As you will have read, recently the UK and the EU recently reached a Trade and Co-operation Agreement (trade agreement) and the terms of this agreement will have an effect on employment law – particularly the so called ‘level playing field’ provisions. Many employment laws in the UK implement European Directives and previously had to be interpreted in a manner which is consistent with the underlying European Directive and decisions of the European Court of Justice. Employment lawyers were watching carefully to see to what extent the trade agreement would fetter the ability of the UK to make its own employment laws.
We have a much clearer idea of the position now Brexit has been completed and a trade agreement reached. A summary of the position is below:
- UK employment laws which derive from EU law and which were already in force prior to 31st December 2020 remain in force (so, for example, GDPR, TUPE and the Working Time Regulations are still very much a part of the UK employment law landscape). These laws are often referred to as ‘retained EU law’.
- Decisions of the European Court of Justice (ECJ) prior to 31st December 2020 will still apply when the courts are considering retained EU law, and this legislation must be interpreted in accordance with those decisions.
- So, ECJ decisions handed down prior to 31st December 2020 will still be relevant when Employment Tribunals are interpreting UK employment law which is based on an EU directive. However, the Court of Appeal and Supreme Court may depart from such ECJ decisions when they believe “it appears right to do so” (whatever that means). Lower courts – including Employment Tribunals – cannot depart from ECJ decisions in force prior to the end of 2020. They remain bound by them.
- There is no requirement for any court in the UK to follow new ECJ decisions – however, the courts (including the Employment Tribunals) are entitled to have regard to such decisions if “relevant to any matter before the court or tribunal.” This is likely to give rise to disputes in the Employment Tribunals over whether the Tribunal should have regard to a new ECJ decision or not. Tribunals are used to having regard to ECJ case law, and it remains to be seen whether that’s a habit which can be easily broken.
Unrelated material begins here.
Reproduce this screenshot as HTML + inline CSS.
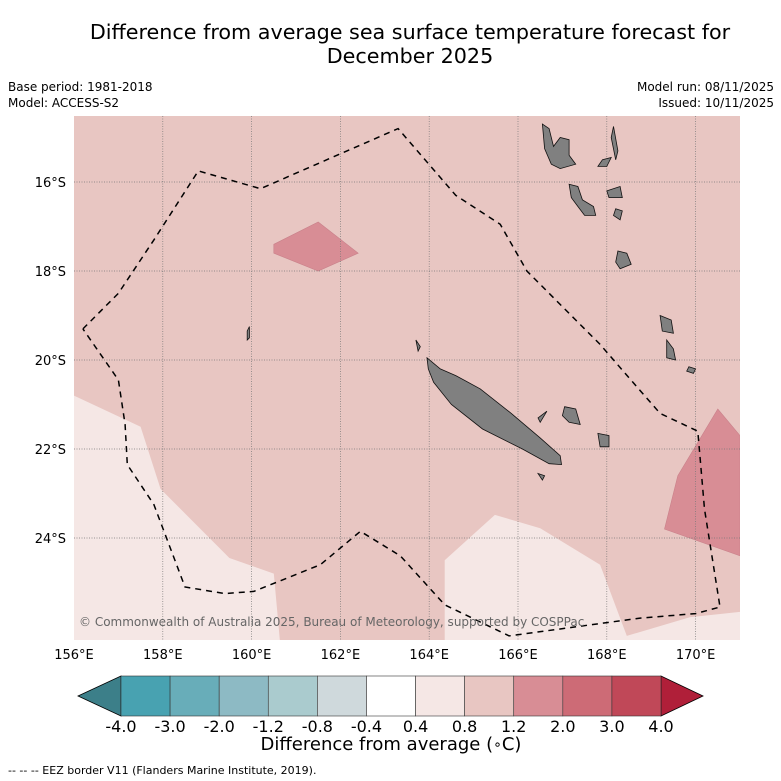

- The UK Parliament is free to legislate to amend retained EU law and to deviate from future EU employment laws – there is no obligation on the UK to adopt or mirror any new employment laws the EU introduces. However, if the UK departs from EU law (either existing or future law) in a manner which “materially impacts trade and investment” the EU can invoke a dispute resolution procedure contained in the trade agreement reached with the UK. If the dispute isn’t resolved, the EU is able to impose tariffs on goods coming from the UK.
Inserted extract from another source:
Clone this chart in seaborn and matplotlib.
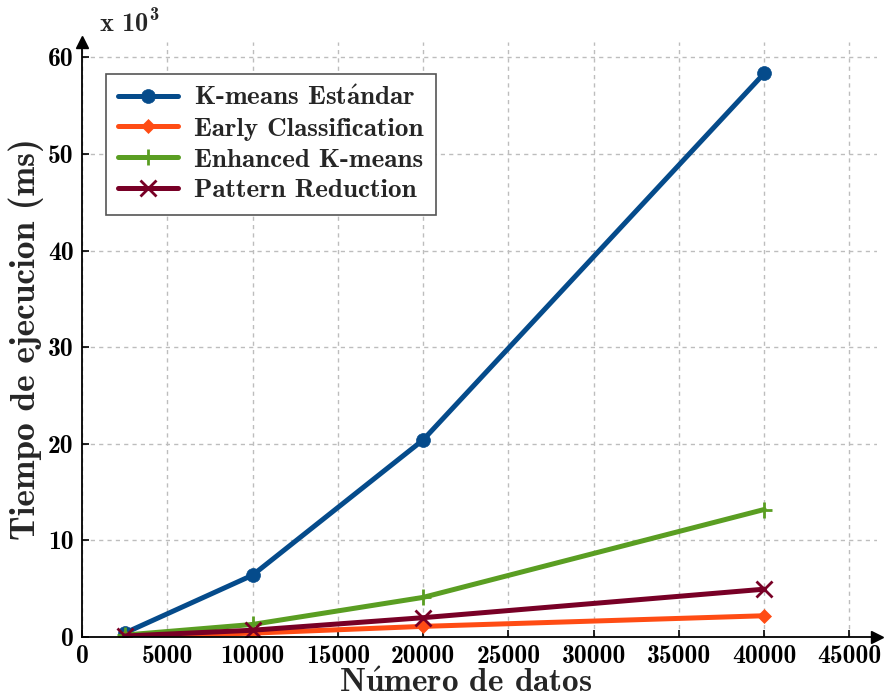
import matplotlib
matplotlib.use("Agg")
import matplotlib.pyplot as plt
import seaborn as sns
import pandas as pd

sns.set_theme(style="white")
plt.rcParams['font.family'] = ['cmb10', 'DejaVu Serif']
plt.rcParams['mathtext.fontset'] = 'custom'
plt.rcParams['mathtext.rm'] = 'cmb10'
plt.rcParams['mathtext.it'] = 'cmb10'
plt.rcParams['mathtext.bf'] = 'cmb10'
plt.rcParams['axes.unicode_minus'] = False

n_datos = [2500, 10000, 20000, 40000]
series_names = [r"K-means Est$\acute{a}$ndar", "Early Classification", "Enhanced K-means", "Pattern Reduction"]
kmeans = [0.4, 6.4, 20.4, 58.35]
early = [0.05, 0.4, 1.1, 2.2]
enhanced = [0.2, 1.3, 4.1, 13.2]
pattern = [0.1, 0.7, 2.0, 4.95]
values = [kmeans, early, enhanced, pattern]

colors = ["#054b8b", "#ff4c14", "#5a9e22", "#780026"]
markers = ["o", "D", "+", "x"]
msizes = [10, 7, 12, 11]
xticks = [0, 5000, 10000, 15000, 20000, 25000, 30000, 35000, 40000, 45000]
yticks = [0, 10, 20, 30, 40, 50, 60]

fig = plt.figure(figsize=(8.91, 7.0), dpi=100)
ax = fig.add_axes([0.092, 0.09, 0.892, 0.85])

for name, vals, c, m, ms in zip(series_names, values, colors, markers, msizes):
    df = pd.DataFrame({"x": n_datos, "y": vals})
    sns.lineplot(data=df, x="x", y="y", ax=ax, color=c, marker=m, markersize=ms,
                 linewidth=3.6, label=name, markeredgecolor=c,
                 markeredgewidth=2 if m in "+x" else 0.5)

ax.set_xlim(0, 46600)
ax.set_ylim(0, 61.6)
ax.set_xticks(xticks)
ax.set_yticks(yticks)
ax.set_xticklabels([str(t) for t in xticks], fontsize=18.5)
ax.set_yticklabels([str(t) for t in yticks], fontsize=18.5)
ax.grid(True, linestyle=(0, (3, 3)), color="#bdbdbd", linewidth=1.0)
ax.tick_params(direction="in", length=5, width=1.2, colors="black", pad=6,
               bottom=True, left=True)
for s in ["top", "right"]:
    ax.spines[s].set_visible(False)
for s in ["left", "bottom"]:
    ax.spines[s].set_color("black")
    ax.spines[s].set_linewidth(1.3)

ax.plot(1, 0, marker=">", color="black", markersize=8, transform=ax.transAxes, clip_on=False)
ax.plot(0, 1, marker="^", color="black", markersize=8, transform=ax.transAxes, clip_on=False)

ax.set_xlabel(r"N$\acute{u}$mero de datos", fontsize=24, labelpad=0)
ax.xaxis.label.set_x(0.483)
ax.set_ylabel("Tiempo de ejecucion (ms)", fontsize=25.5, labelpad=3)
ax.text(0.022, 1.017, r"x 10$^{3}$", transform=ax.transAxes, fontsize=19,
        ha="left", va="baseline")

leg = ax.legend(loc="upper left", bbox_to_anchor=(0.03, 0.947), fontsize=19.5,
                frameon=True, fancybox=False, edgecolor="#555555", framealpha=1,
                handlelength=2.2, borderpad=0.45, labelspacing=0.25, handletextpad=0.6,
                borderaxespad=0)
leg.get_frame().set_linewidth(1.2)

fig.savefig("out.png", dpi=100)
It will no doubt take a number of years before we really get a picture of how much UK employment law will change as a result of Brexit. There have been media reports that the UK government were considering making significant changes to UK employment law in the wake of Brexit. However, this has been denied by the Business Secretary, Kwasi Kwarteng, who said the government has no plans to reduce workers’ rights – saying instead the government want to protect and enhance them.
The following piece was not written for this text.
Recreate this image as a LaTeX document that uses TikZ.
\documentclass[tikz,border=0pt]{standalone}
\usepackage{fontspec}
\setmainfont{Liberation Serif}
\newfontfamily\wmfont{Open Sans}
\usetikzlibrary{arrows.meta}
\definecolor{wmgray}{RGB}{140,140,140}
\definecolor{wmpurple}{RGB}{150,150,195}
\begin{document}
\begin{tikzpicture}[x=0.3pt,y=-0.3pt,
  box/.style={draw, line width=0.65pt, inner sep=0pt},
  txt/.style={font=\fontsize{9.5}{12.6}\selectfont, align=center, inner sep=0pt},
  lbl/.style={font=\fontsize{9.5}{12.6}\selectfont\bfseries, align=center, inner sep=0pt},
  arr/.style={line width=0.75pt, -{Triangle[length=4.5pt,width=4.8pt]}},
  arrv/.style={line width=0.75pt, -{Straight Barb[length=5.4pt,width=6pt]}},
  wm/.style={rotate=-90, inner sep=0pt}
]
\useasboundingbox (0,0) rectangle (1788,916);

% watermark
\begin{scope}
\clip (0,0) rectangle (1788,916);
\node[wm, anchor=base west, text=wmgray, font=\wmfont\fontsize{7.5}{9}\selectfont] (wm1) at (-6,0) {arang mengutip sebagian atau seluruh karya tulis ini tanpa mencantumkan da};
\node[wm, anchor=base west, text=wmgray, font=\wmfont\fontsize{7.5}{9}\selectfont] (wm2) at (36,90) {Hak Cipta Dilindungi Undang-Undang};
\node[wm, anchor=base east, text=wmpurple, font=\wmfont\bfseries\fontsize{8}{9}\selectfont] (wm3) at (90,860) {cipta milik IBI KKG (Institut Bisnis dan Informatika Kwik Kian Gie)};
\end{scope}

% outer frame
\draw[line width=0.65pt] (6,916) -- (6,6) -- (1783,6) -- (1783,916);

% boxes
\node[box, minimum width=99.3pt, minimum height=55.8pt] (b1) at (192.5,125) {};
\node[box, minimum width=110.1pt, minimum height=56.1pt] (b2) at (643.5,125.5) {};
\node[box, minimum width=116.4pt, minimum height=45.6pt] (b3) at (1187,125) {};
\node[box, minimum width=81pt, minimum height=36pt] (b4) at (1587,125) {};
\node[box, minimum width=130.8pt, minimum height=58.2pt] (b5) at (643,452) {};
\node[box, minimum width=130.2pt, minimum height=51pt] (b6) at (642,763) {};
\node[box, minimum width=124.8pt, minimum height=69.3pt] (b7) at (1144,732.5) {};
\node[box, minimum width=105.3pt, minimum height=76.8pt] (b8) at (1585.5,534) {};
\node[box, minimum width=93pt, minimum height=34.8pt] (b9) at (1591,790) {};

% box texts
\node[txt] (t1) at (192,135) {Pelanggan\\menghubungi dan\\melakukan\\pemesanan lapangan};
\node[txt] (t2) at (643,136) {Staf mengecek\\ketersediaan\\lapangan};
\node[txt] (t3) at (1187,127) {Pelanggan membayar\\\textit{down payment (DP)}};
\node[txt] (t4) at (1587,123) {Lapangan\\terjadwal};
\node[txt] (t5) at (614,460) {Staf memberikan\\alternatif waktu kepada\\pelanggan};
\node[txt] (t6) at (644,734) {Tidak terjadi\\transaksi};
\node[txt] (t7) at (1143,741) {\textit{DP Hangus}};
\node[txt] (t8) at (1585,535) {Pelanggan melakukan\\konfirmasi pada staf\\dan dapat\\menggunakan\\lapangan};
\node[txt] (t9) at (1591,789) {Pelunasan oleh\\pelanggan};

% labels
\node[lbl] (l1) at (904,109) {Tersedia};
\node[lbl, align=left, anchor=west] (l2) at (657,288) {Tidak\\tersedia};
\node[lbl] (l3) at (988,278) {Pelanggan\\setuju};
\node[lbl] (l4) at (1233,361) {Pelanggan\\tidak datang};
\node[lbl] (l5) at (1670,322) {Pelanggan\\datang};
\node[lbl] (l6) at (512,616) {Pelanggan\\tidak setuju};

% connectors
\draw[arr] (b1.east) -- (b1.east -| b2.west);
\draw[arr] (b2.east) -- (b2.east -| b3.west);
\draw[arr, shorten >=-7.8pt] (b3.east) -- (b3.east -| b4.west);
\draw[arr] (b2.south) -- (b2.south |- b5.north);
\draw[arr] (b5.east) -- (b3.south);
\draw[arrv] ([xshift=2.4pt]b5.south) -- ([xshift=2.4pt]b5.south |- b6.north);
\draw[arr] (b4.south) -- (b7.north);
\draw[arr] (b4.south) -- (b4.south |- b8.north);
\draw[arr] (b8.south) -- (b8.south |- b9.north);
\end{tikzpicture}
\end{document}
Many EU derived employment rights have become such a familiar part of the UK legal landscape it is hard to imagine wholesale changes being made to them, at least in the short term. It is also worth remembering that the UK has previously ‘gold-plated’ EU laws (for example, enhancing minimum statutory holiday requirements) and a number of important employment laws are entirely the choice of the UK Parliament – unfair dismissal, national minimum wage and whistleblowing being three such areas.
Any change to UK employment law as a result of Brexit is more likely to be an evolution rather than a revolution.